Synopsis
This book explores the possibilities of the relationships between theory and method as enacted in post-qualitative research. The contributors, based in Australia, Canada, the UK and USA, use theory and method to disrupt established traditions and create new and alternative possibilities for research in identity, agency, power, social justice, space, materiality, and other transformations. Using examples of recent and highly innovative research practices which meaningfully challenge taken-for-granted assumptions in education and social science, the editors and contributors open new ground for other ways of thinking about doing research in these fields. Major theoretical perspectives explored and applied include: posthumanism, poststructuralism, feminist theory, ecofeminism, new materialism, SF, and critical theory and the theorists drawn on include: Karen Barad, Gilles Deleuze and Felix Guattari, Mikhail Bakhtin, Donna Haraway, Michel Foucault, Judith Butler, Rosie Braidotti, Anna Tsing and Stacy Alaimo.
About the Authors
Matthew Krehl Edward Thomas (BA [Hons] La Trobe, GCertHELT, GCertAIB Deakin, GDipEd, PhD UniMelb) SFHEA is a Senior Lecturer in Education (Pedagogy and Curriculum) at Deakin University in Melbourne, Australia. He is the Course Director of the Masters of Teaching program suite and a specialist in Initial Teacher Education. Matthew lectures in teaching (pedagogy), curriculum (design and planning) and trains postgraduate researchers he also works internationally leading humanitarian projects through global immersion programs. He is a former schoolteacher with a background in leadership, strategy and negotiation. His research interests focus on the effects of time, power, human rights and technology. Matthew's most recent publications explore the implications of time and artificial intelligence on human rights and relationships. Recently he co-edited Post-Qualitative Research and Innovative Methodologies (2020; Bloomsbury Academic) and Inclusive Education is a Right, right? (2021). He tweets sometimes @whoseprivacy.
Mark Murphy is Reader in Education and Public Policy at the University of Glasgow, UK.
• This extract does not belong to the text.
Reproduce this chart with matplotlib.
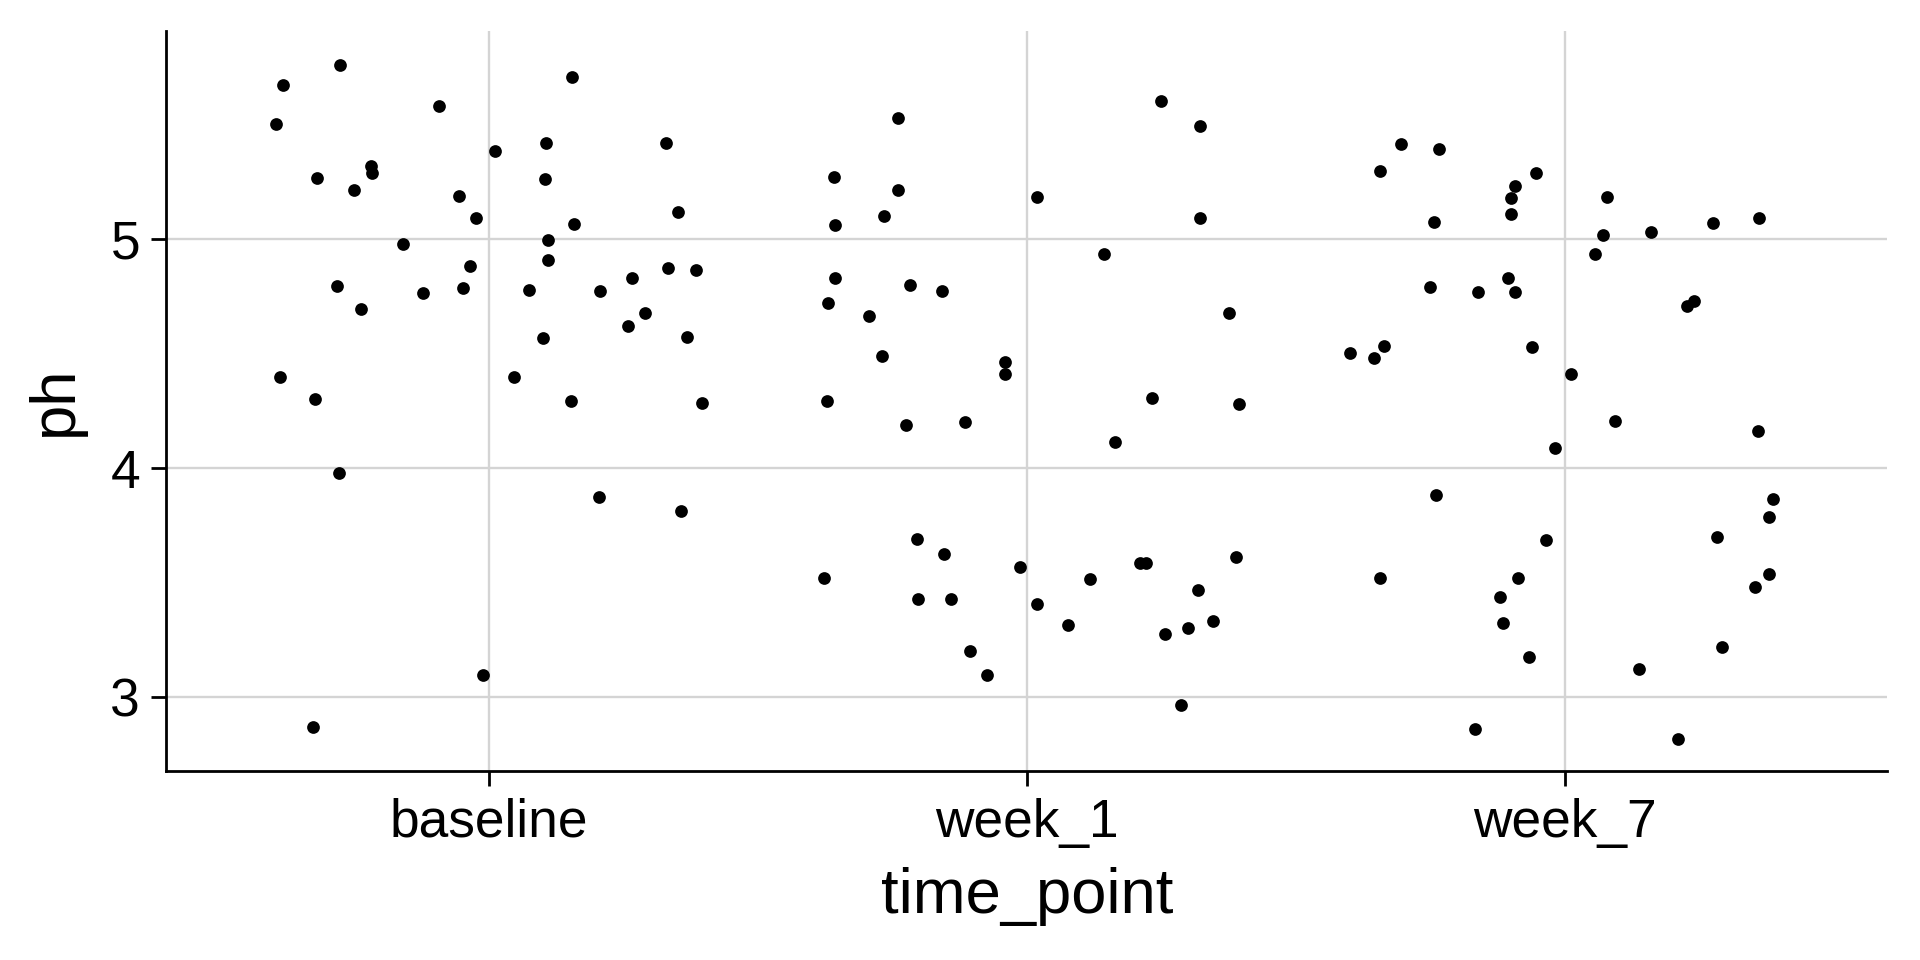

Robin Bellingham teaches and researches in Education, Pedagogy and Curriculum at Deakin University in Melbourne. Her work explores how education and methodologies can respond to pressing problems of modernity such as educational and political disempowerment and disengagement, the ongoing effects of colonization, and ecological crisis. She draws on different writing genres, and on critical, posthumanist, and decolonial perspectives.